- **Given information**:
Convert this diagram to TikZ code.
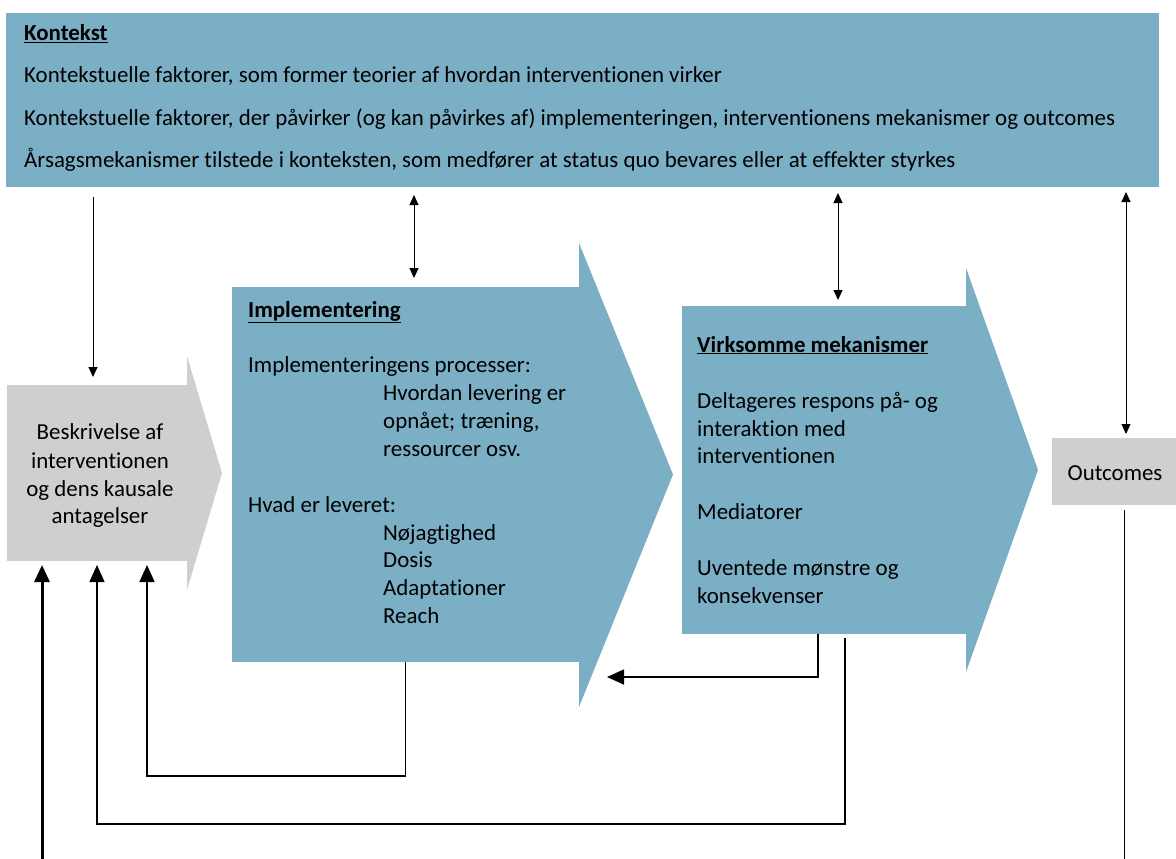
\documentclass[tikz,border=0pt]{standalone}
\usepackage{fontspec}
\setmainfont[Ligatures={NoCommon}]{Carlito}
\usetikzlibrary{arrows.meta,positioning}
\definecolor{kontekstblaa}{HTML}{7BAFC5}
\definecolor{beskgraa}{HTML}{D0CECF}

\begin{document}
\begin{tikzpicture}[x=1pt, y=-1pt,
    boks/.style={rectangle, fill=kontekstblaa, inner sep=0pt, outer sep=0pt},
    graaboks/.style={rectangle, fill=beskgraa, inner sep=0pt, outer sep=0pt},
    tekst/.style={font=\fontsize{22.9}{28}\selectfont, inner sep=0pt},
    pil/.style={-{Triangle[width=9pt,length=10pt]}, line width=1pt},
    dobbeltpil/.style={{Triangle[width=9pt,length=10pt]}-{Triangle[width=9pt,length=10pt]}, line width=1pt},
    feedback/.style={-{Triangle[width=15pt,length=17pt]}, line width=1.6pt}
]
\useasboundingbox (0,0) rectangle (1176,859);

% Kontekst
\node[boks, minimum width=1153pt, minimum height=174pt] (kontekst) at (582.5,100) {};
\node[tekst, anchor=base west] (ktitel) at (24,41) {\underline{\textbf{Kontekst}}};
\foreach \yy/\linje [count=\i] in {
    83/{Kontekstuelle faktorer, som former teorier af hvordan interventionen virker},
    125/{Kontekstuelle faktorer, der påvirker (og kan påvirkes af) implementeringen, interventionens mekanismer og outcomes},
    167/{Årsagsmekanismer tilstede i konteksten, som medfører at status quo bevares eller at effekter styrkes}} {
    \node[tekst, anchor=base west] (k\i) at (24,\yy) {\linje};
}

% Beskrivelse
\node[graaboks, minimum width=180pt, minimum height=176pt] (besk) at (97,473) {};
\fill[beskgraa] ([yshift=29pt]besk.north east) -- ([xshift=35pt]besk.east) -- ([yshift=-29pt]besk.south east) -- cycle;
\foreach \yy/\linje [count=\i] in {439/Beskrivelse af, 468/interventionen, 496/og dens kausale, 523/antagelser} {
    \node[tekst, anchor=base] (b\i) at (100,\yy) {\linje};
}

% Implementering
\node[boks, minimum width=347pt, minimum height=375pt] (impl) at (405.5,474.5) {};
\fill[kontekstblaa] ([yshift=44pt]impl.north east) -- ([xshift=94pt]impl.east) -- ([yshift=-45pt]impl.south east) -- cycle;
\node[tekst, anchor=base west] (ititel) at (248,317) {\underline{\textbf{Implementering}}};
\foreach \yy/\linje [count=\i] in {372/Implementeringens processer:, 512/Hvad er leveret:} {
    \node[tekst, anchor=base west] (iv\i) at (248,\yy) {\linje};
}
\foreach \yy/\linje [count=\i] in {400/Hvordan levering er, 428/{opnået; træning,}, 456/ressourcer osv.,
    540/Nøjagtighed, 567/Dosis, 595/Adaptationer, 623/Reach} {
    \node[tekst, anchor=base west] (ih\i) at (383,\yy) {\linje};
}

% Virksomme mekanismer
\node[boks, minimum width=284pt, minimum height=328pt] (mek) at (824,470) {};
\fill[kontekstblaa] ([yshift=38pt]mek.north east) -- ([xshift=72pt]mek.east) -- ([yshift=-38pt]mek.south east) -- cycle;
\node[tekst, anchor=base west] (mtitel) at (697,352) {\underline{\textbf{Virksomme mekanismer}}};
\foreach \yy/\linje [count=\i] in {408/Deltageres respons på- og, 436/interaktion med, 463/interventionen,
    519/Mediatorer, 575/Uventede mønstre og, 603/konsekvenser} {
    \node[tekst, anchor=base west] (m\i) at (697,\yy) {\linje};
}

% Outcomes
\node[graaboks, minimum width=124pt, minimum height=67pt] (outcomes) at (1114,471.5) {};
\node[tekst, anchor=base] (otekst) at (1115,480) {Outcomes};

% Pile fra konteksten
\draw[pil] ([xshift=87pt,yshift=-10pt]kontekst.south west) -- ([xshift=86pt,yshift=8pt]besk.north west);
\draw[dobbeltpil] ([xshift=408pt,yshift=-8pt]kontekst.south west) -- ([xshift=182pt,yshift=9pt]impl.north west);
\draw[dobbeltpil] ([xshift=832pt,yshift=-6pt]kontekst.south west) -- ([xshift=156pt,yshift=6pt]mek.north west);
\draw[dobbeltpil] ([xshift=1120pt,yshift=-5pt]kontekst.south west) -- ([xshift=74pt,yshift=4pt]outcomes.north west);

% Tilbagekobling
\coordinate (outbund) at (1124,859);
\coordinate (venstrebund) at (42,859);
\draw[line width=1pt] ([xshift=72pt,yshift=-5pt]outcomes.south west) -- (outbund);
\draw[feedback] (impl.south) -- ++(0,114) -| ([xshift=140pt,yshift=-4pt]besk.south west);
\draw[feedback] ([xshift=136pt]mek.south west) |- ([xshift=28pt,yshift=-15pt]impl.south east);
\draw[feedback, line width=1.3pt] ([xshift=163pt,yshift=-4pt]mek.south west) -- ++(0,186) -| ([xshift=90pt,yshift=-4pt]besk.south west);
\draw[feedback, line width=3pt] (venstrebund) -- ([xshift=35pt,yshift=-4pt]besk.south west);

\end{tikzpicture}
\end{document}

- **Given exercise**: Copy exactly the lines running from the beginning of the listing through the line that has "(0,0) rectangle (1176,859);". Drop the pictures.

- **Reply to the exercise**:
Convert this diagram to TikZ code.
\documentclass[tikz,border=0pt]{standalone}
\usepackage{fontspec}
\setmainfont[Ligatures={NoCommon}]{Carlito}
\usetikzlibrary{arrows.meta,positioning}
\definecolor{kontekstblaa}{HTML}{7BAFC5}
\definecolor{beskgraa}{HTML}{D0CECF}

\begin{document}
\begin{tikzpicture}[x=1pt, y=-1pt,
    boks/.style={rectangle, fill=kontekstblaa, inner sep=0pt, outer sep=0pt},
    graaboks/.style={rectangle, fill=beskgraa, inner sep=0pt, outer sep=0pt},
    tekst/.style={font=\fontsize{22.9}{28}\selectfont, inner sep=0pt},
    pil/.style={-{Triangle[width=9pt,length=10pt]}, line width=1pt},
    dobbeltpil/.style={{Triangle[width=9pt,length=10pt]}-{Triangle[width=9pt,length=10pt]}, line width=1pt},
    feedback/.style={-{Triangle[width=15pt,length=17pt]}, line width=1.6pt}
]
\useasboundingbox (0,0) rectangle (1176,859);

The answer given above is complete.